What's most stunning about FACTORY GIRL is that Sienna Miller looks a great deal like Edie Sedgwick. In some of the scenes, particularly the recreations of the various Warhol movies she starred in, I had to do a double-take. I thought maybe they were using actual historical footage. Beyond that, Sienna Miller herself is a stunning beauty and did a stunning job with the material she was given.
And that brings us to the material. It leaves something to be desired. From what I've read, Edie was an extraordinarily complex person, as was Andy Warhol himself. The two were sort of counterparts for one another. They had a multi-leveled relationship. FACTORY GIRL really gives no indication of the depth of character that both possessed nor the complexity of their relationship. Sienna Miller brings Edie to life, but the screenplay and editing really doesn't allow the audience to get to know Edie as a person. Guy Pearce has his moments, but for the most part he seems to play Andy Warhol as a caricature rather than a character, sort of an impersonation. Jared Harris offered a much better reading in I SHOT ANDY WARHOL. And I'm sorry to say that Hayden Christensen's take on Bob Dylan is almost B-level acting. I just don't buy him as a rebellious rock star.
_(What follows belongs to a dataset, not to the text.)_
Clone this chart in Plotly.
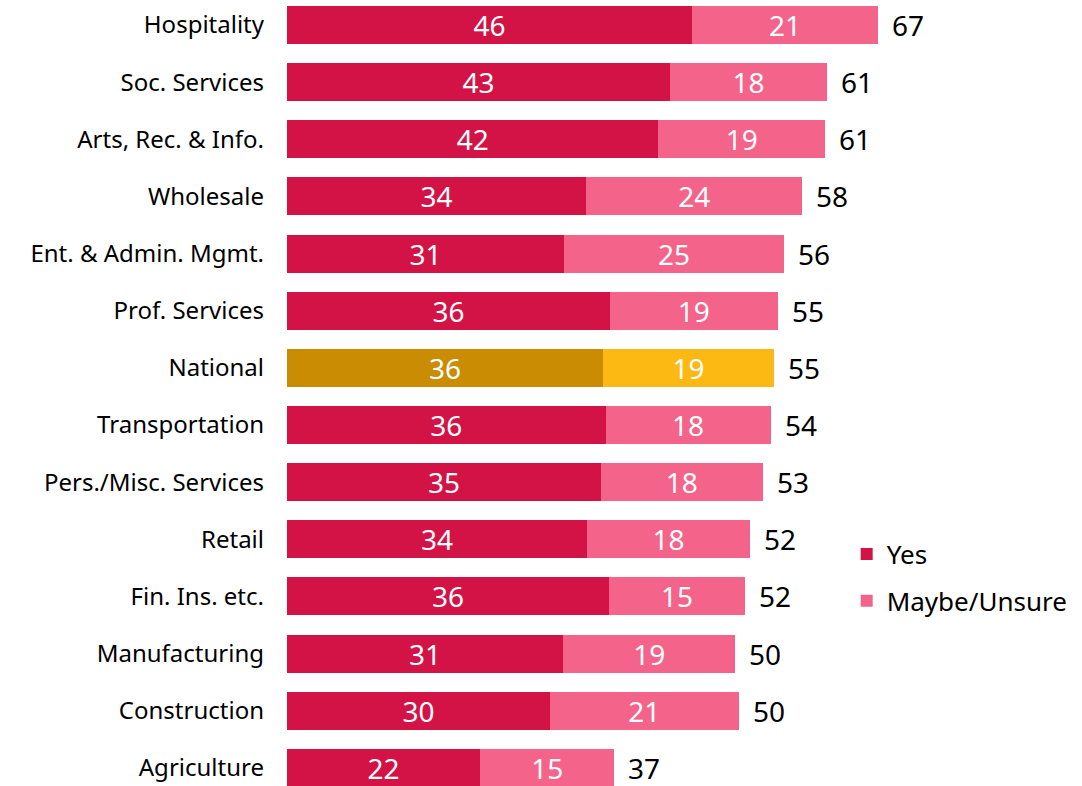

Overall, the movie doesn't seem like a coherent movie in and of itself. It seems like conceptual pieces, disjointed scenes haphazardly strung together, with no continuity holding them in place. It's a real shame because this movie could've been great. The first 20 minutes offer real promise. Sienna Miller makes it clear that she's a real talent. She is first-rate in this movie. The rest of the movie does not stand up to her performance. Ironically, like Edie Sedgwick herself, Sienna deserved better.
In the PBS American Masters documentary about Andy Warhol, an art critic says that Andy's pop art paintings of advertisements upset the art world. They were disconcerting because, unlike abstract impressionism, Warhol's paintings have a flatness with no brush strokes evident, the effect being that the paintings throw you back on the surface and offer no place for your spiritual eye to penetrate the work. The same could be said for FACTORY GIRL. Like Warhol's paintings, and despite Sienna Miller's laudable attempts, this movie throws you back on the surface and allows no place for your spiritual eye to penetrate. For a tremendously complicated girl with such a tragic life, the viewer is left with only a memory of how beautiful she was. All surface.
However, the surface is beautiful enough to, in my opinion, guarantee that this movie will become a cult classic. Despite this three-star review, I intend to buy myself a copy. Sienna Miller's performance, and the visual recreations of the Factory, are good enough to warrant repeated viewings."